Поставленный выше вопрос о цели и смысле жизни сейчас же приводит нас к вопросам веры, к религии.

Говорят, Белинскому принадлежит крик души: «Как можно ложиться спать, когда мы не решили вопрос, есть Бог, или его нет?!» Такою страстью к решению мировых вопросов я никогда не отличался.
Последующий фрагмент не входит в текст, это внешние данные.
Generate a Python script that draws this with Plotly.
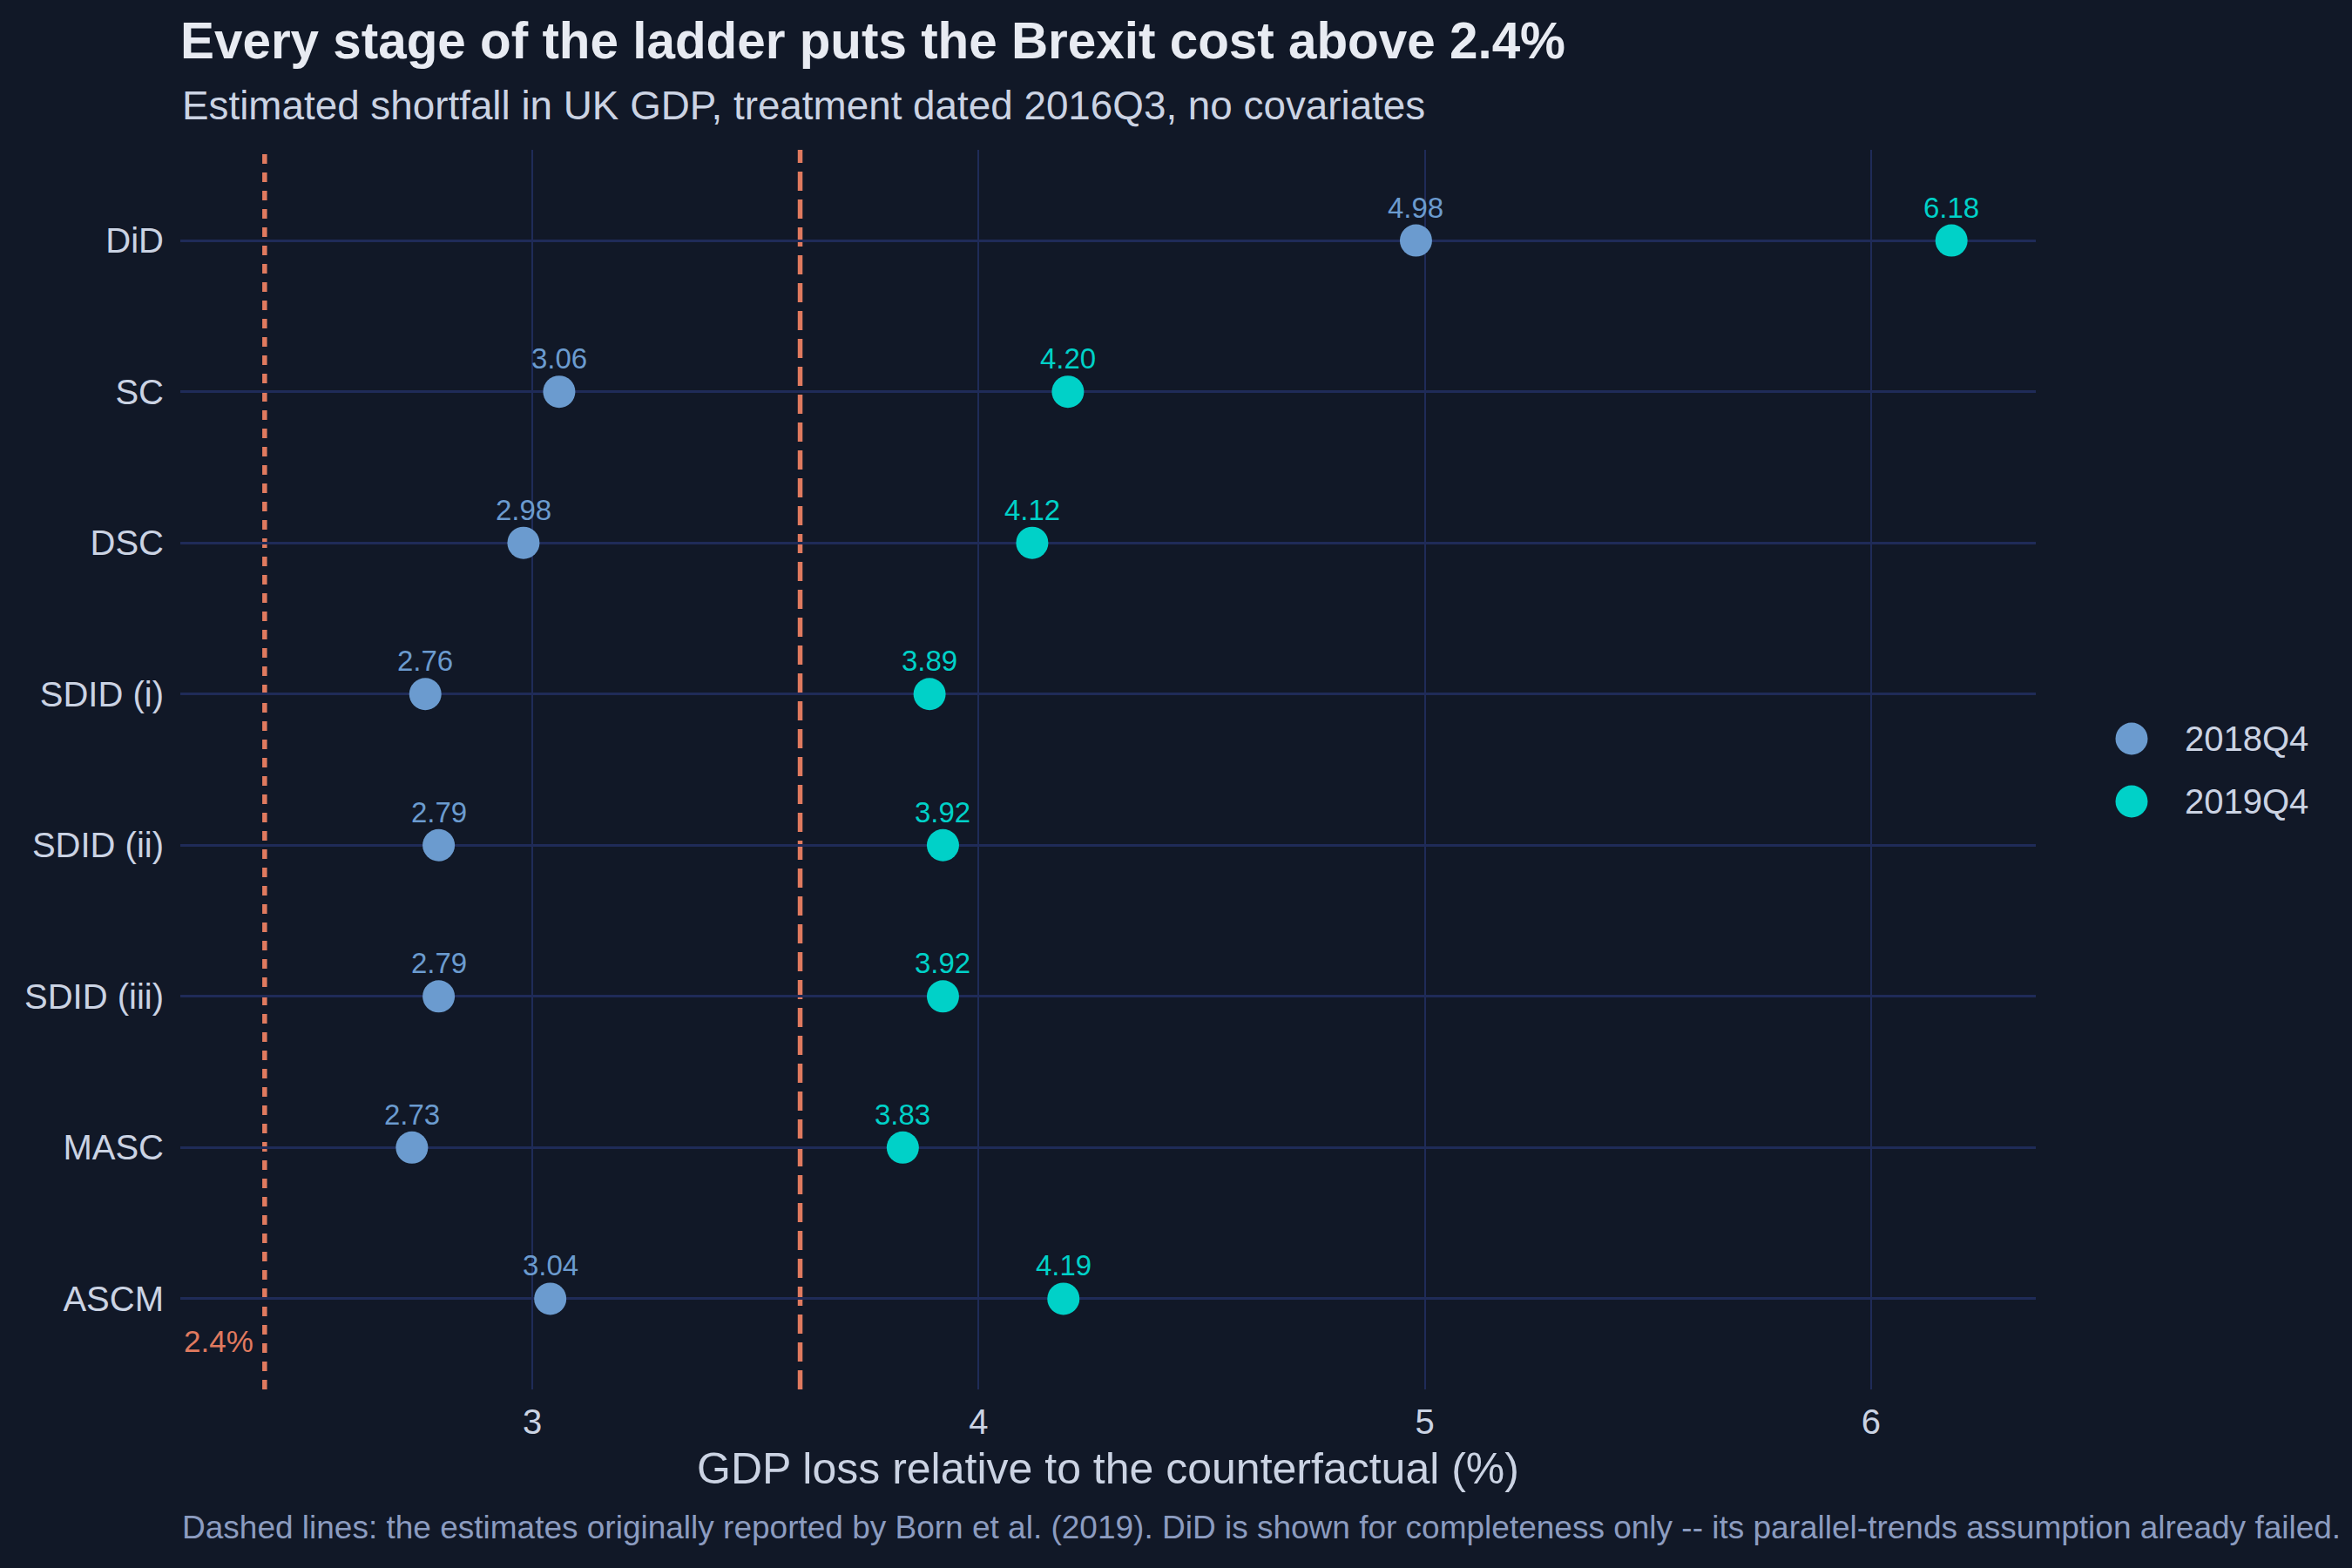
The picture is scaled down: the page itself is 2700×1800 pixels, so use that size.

В дни моего детства, когда я прислуживал в церкви, выходил со свечою в стихаре или под двунадесятые праздники разносил в стихаре «благословенный хлеб», вопрос о существовании Бога решался, так сказать, аксиоматически. В существовании его не было никаких поводов сомневаться, совершенно так же, как я не сомневался, например, в существовании царя, который жил в Петербурге, или в существовании краснокожих индейцев, которые жили в Америке. Правда, Бога я никогда не видал, но я так же не видал и царя, и индейцев. В Кремле стоял царский дворец, а около нас стоял ещё большей величины Храм Христа Спасителя, да и мой отец служил в другом маленьком храме примерно на положении такого же чиновника при церкви, как те чиновники при дворце, которых я иногда встречал в Кремле. Кроме того, о Боге было написано так же много, как и об индейцах в романах Майн-Рида, и во всяком случае гораздо больше, чем о царе Николае II, о котором ничего вообще не было известно. Таким образом, сомневаться в существовании Бога не было никаких оснований, тем более, что дома никто не старался убедить меня, что он есть, что, как известно весьма часто приводит как раз к обратным результатам, к убеждению, что его нет. Отец был человек разумный, и если иногда он говорил со мной о Боге, то единственно с целью убедить меня, что Бог совсем не такой, как изображен в куполе Храма Христа Спасителя, где Бруни изобразил его так, как будто он кричал: «Разнесу всех!» (примеч. Д.: художник Фёдор Антонович Бруни (1799-1875) с конца 1840-ых годов фактически стал признанным «главой русского академизма» в живописи).